Con il suo La storia del Frank e della Nina, presentato nella sezione Orizzonti Extra a Venezia 81, Paola Randi ci porta nella sua Milano con una commedia dal sapore favolistico e a tratti fumettistico ambientata dentro e fuori la Circonvallazione. Quella che ci viene raccontata è, per l’appunto, la storia di Frank e Nina (interpretati da Samuele Teneggi e Ludovica Nasti): un ragazzo che per vivere vende compiti fuori da un liceo e una giovane, appena quindicenne, già madre e prigioniera di un matrimonio forzato con un marito violento.

A raccontarci la storia del Frank e della Nina c’è Carlo, detto Gollum (Gabriele Monti), terzo elemento di questa “combo” di amici per la pelle, nonché narratore come voce fuori campo che accompagna ogni singolo passaggio del film. Curioso, perché Gollum, in realtà, non parla, con le parole che gli si strozzano in gola e con l’arte dei graffiti come principale mezzo di espressione.
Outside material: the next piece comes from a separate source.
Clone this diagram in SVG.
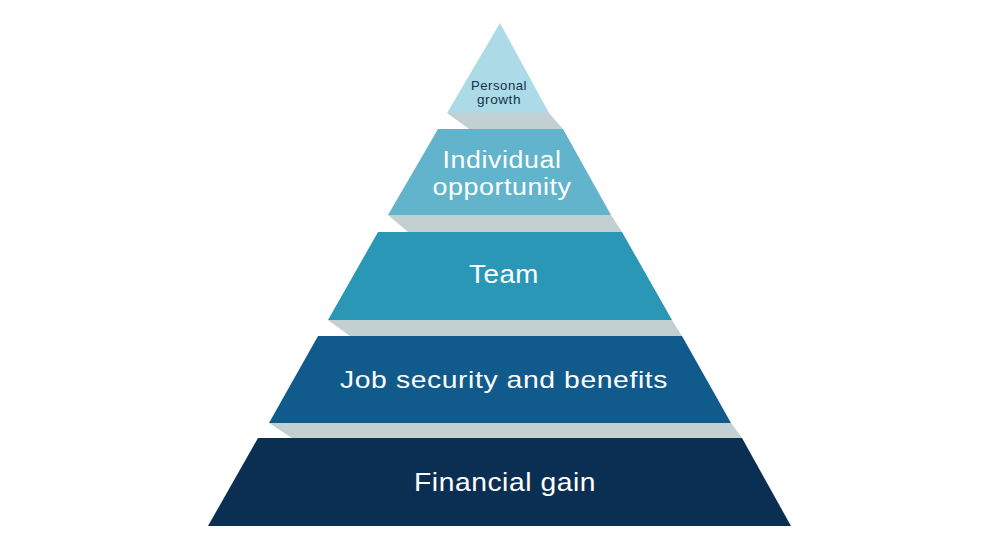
<svg xmlns="http://www.w3.org/2000/svg" width="1000" height="550" viewBox="0 0 1000 550">
  <style>
    .shadow { fill: #c3d0d2; }
    .lbl { font-family: "Liberation Sans", Arial, sans-serif; fill: #ffffff; text-anchor: middle; letter-spacing: 0.5px; }
    .dark { fill: #15304d; }
  </style>
  <rect width="1000" height="550" fill="#ffffff"/>
  <g id="shadows">
    <polygon class="shadow" points="447,113 549,113 563,129 469,129"/>
    <polygon class="shadow" points="388,215 611,215 622,232 408,232"/>
    <polygon class="shadow" points="328,320 672,320 682,336 350,336"/>
    <polygon class="shadow" points="269,423 731,423 742,438 292,438"/>
  </g>
  <g id="level1">
    <polygon points="500,23 549,113 447,113" fill="#acdbe7"/>
    <text class="lbl dark" font-size="13" x="499" y="90" textLength="56" lengthAdjust="spacingAndGlyphs">Personal</text>
    <text class="lbl dark" font-size="13" x="499" y="104" textLength="44" lengthAdjust="spacingAndGlyphs">growth</text>
  </g>
  <g id="level2">
    <polygon points="438,129 563,129 611,215 388,215" fill="#62b4cc"/>
    <text class="lbl" font-size="23" x="502" y="168" textLength="119" lengthAdjust="spacingAndGlyphs">Individual</text>
    <text class="lbl" font-size="23" x="502" y="195" textLength="139" lengthAdjust="spacingAndGlyphs">opportunity</text>
  </g>
  <g id="level3">
    <polygon points="378,232 622,232 672,320 328,320" fill="#2b97b7"/>
    <text class="lbl" font-size="25" x="504" y="283" textLength="70" lengthAdjust="spacingAndGlyphs">Team</text>
  </g>
  <g id="level4">
    <polygon points="318,336 682,336 731,423 269,423" fill="#115a8c"/>
    <text class="lbl" font-size="24" x="504" y="388" textLength="328" lengthAdjust="spacingAndGlyphs">Job security and benefits</text>
  </g>
  <g id="level5">
    <polygon points="258,438 742,438 791,526 208,526" fill="#0b2f52"/>
    <text class="lbl" font-size="25" x="505" y="491" textLength="182" lengthAdjust="spacingAndGlyphs">Financial gain</text>
  </g>
</svg>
Del film di Paola Randi si apprezza l’intenzione, l’autenticità, e la voglia di portare al pubblico un singolare racconto di formazione che mette al centro la ricerca di un proprio posto nel mondo da parte dei tre protagonisti. Gollum, Frank e Nina, ciascuno con le proprie difficoltà, vivono di un desiderio di libertà e realizzazione, fuori dalle costrizioni e da un contesto che tarpa loro le ali. Accomunati dal sogno di un futuro migliore, i tre vivono immersi in una Milano dai tratti futuristici e dagli spazi ampi, rappresentata tanto come lo spazio ideale per i sognatori quanto come una gabbia da cui fuggire. Ed è proprio il racconto per immagini della città uno dei maggiori punti di forza del film di Paola Randi, che vive di ampi spazi e che sembra far respirare i luoghi che fotografa e mette in scena.

Ma se da un lato non si può non riconoscere alla regista e sceneggiatrice un certo gusto per la commedia surreale e per personaggi che appaiono come degli imperfetti supereroi moderni, dall’altro alle buone intenzioni e a un certo cuore non fa riscontro una riuscita del tutto convincente del film nel suo complesso. La storia del Frank e della Nina soffre anche per la presenza fin troppo ingombrante della voce fuori campo, che commenta ogni passaggio e che finisce in qualche modo per distrarre e per sottrarre potenza alle immagini.